** start **

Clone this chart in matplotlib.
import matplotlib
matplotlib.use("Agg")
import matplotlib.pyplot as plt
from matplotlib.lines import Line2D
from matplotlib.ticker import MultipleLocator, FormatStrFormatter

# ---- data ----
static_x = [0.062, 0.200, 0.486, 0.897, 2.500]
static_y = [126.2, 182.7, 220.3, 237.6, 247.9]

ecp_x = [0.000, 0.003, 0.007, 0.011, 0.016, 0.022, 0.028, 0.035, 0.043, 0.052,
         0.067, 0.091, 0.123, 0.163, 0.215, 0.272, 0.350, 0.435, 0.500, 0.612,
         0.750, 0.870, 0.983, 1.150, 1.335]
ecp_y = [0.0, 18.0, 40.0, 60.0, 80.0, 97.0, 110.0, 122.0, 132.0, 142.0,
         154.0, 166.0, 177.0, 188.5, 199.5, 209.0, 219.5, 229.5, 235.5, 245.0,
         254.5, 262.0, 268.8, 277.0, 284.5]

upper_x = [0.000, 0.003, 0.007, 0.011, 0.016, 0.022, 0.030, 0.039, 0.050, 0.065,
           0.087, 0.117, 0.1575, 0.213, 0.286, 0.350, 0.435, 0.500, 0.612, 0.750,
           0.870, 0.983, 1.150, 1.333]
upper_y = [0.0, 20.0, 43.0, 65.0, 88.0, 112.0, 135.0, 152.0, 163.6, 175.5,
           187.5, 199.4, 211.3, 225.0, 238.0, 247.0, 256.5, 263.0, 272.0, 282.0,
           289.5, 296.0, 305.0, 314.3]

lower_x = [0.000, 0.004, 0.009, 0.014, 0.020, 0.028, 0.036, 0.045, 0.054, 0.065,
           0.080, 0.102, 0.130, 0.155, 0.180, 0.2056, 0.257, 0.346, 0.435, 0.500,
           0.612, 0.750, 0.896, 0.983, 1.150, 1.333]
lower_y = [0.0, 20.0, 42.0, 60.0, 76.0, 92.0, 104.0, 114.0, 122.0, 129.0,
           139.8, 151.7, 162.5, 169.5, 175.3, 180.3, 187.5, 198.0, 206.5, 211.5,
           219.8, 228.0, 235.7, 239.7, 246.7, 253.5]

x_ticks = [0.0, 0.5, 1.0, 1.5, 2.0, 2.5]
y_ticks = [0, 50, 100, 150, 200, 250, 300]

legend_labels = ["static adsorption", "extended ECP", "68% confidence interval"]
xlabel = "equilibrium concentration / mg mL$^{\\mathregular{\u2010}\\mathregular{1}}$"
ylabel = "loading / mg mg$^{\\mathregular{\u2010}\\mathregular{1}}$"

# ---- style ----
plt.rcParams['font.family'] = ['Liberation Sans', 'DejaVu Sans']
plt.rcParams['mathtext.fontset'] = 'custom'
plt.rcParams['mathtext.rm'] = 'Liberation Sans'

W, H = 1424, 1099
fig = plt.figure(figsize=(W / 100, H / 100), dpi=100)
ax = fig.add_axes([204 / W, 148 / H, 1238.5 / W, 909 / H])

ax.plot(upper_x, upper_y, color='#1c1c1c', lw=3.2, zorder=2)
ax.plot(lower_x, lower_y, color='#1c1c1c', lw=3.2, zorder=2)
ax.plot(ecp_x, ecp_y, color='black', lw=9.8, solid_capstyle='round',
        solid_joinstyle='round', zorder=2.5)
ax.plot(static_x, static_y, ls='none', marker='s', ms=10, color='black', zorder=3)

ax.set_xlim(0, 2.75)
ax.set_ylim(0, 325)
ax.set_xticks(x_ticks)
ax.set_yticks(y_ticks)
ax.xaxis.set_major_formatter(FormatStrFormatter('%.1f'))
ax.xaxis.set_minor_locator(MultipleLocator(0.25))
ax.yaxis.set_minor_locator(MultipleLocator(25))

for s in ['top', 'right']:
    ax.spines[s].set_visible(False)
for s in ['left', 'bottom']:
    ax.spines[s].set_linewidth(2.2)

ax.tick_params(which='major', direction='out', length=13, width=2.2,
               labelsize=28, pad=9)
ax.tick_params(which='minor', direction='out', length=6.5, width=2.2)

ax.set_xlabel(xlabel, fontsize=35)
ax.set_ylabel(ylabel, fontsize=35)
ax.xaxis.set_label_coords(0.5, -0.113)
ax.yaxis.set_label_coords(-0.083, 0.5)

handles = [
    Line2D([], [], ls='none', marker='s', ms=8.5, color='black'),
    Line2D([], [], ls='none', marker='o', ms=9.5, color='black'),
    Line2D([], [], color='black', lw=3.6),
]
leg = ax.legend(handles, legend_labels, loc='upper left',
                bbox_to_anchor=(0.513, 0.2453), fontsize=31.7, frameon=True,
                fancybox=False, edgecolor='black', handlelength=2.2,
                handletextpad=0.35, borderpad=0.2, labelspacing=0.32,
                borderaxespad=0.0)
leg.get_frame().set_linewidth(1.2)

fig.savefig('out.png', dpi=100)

** end **

* TASK DIRECTIONS
Quote verbatim the opening lines of the listing above, ending with the line where "from matplotlib.ticker import" appears; include both endpoints and nothing more.

* ANSWER TO THE PROBLEM
Clone this chart in matplotlib.
import matplotlib
matplotlib.use("Agg")
import matplotlib.pyplot as plt
from matplotlib.lines import Line2D
from matplotlib.ticker import MultipleLocator, FormatStrFormatter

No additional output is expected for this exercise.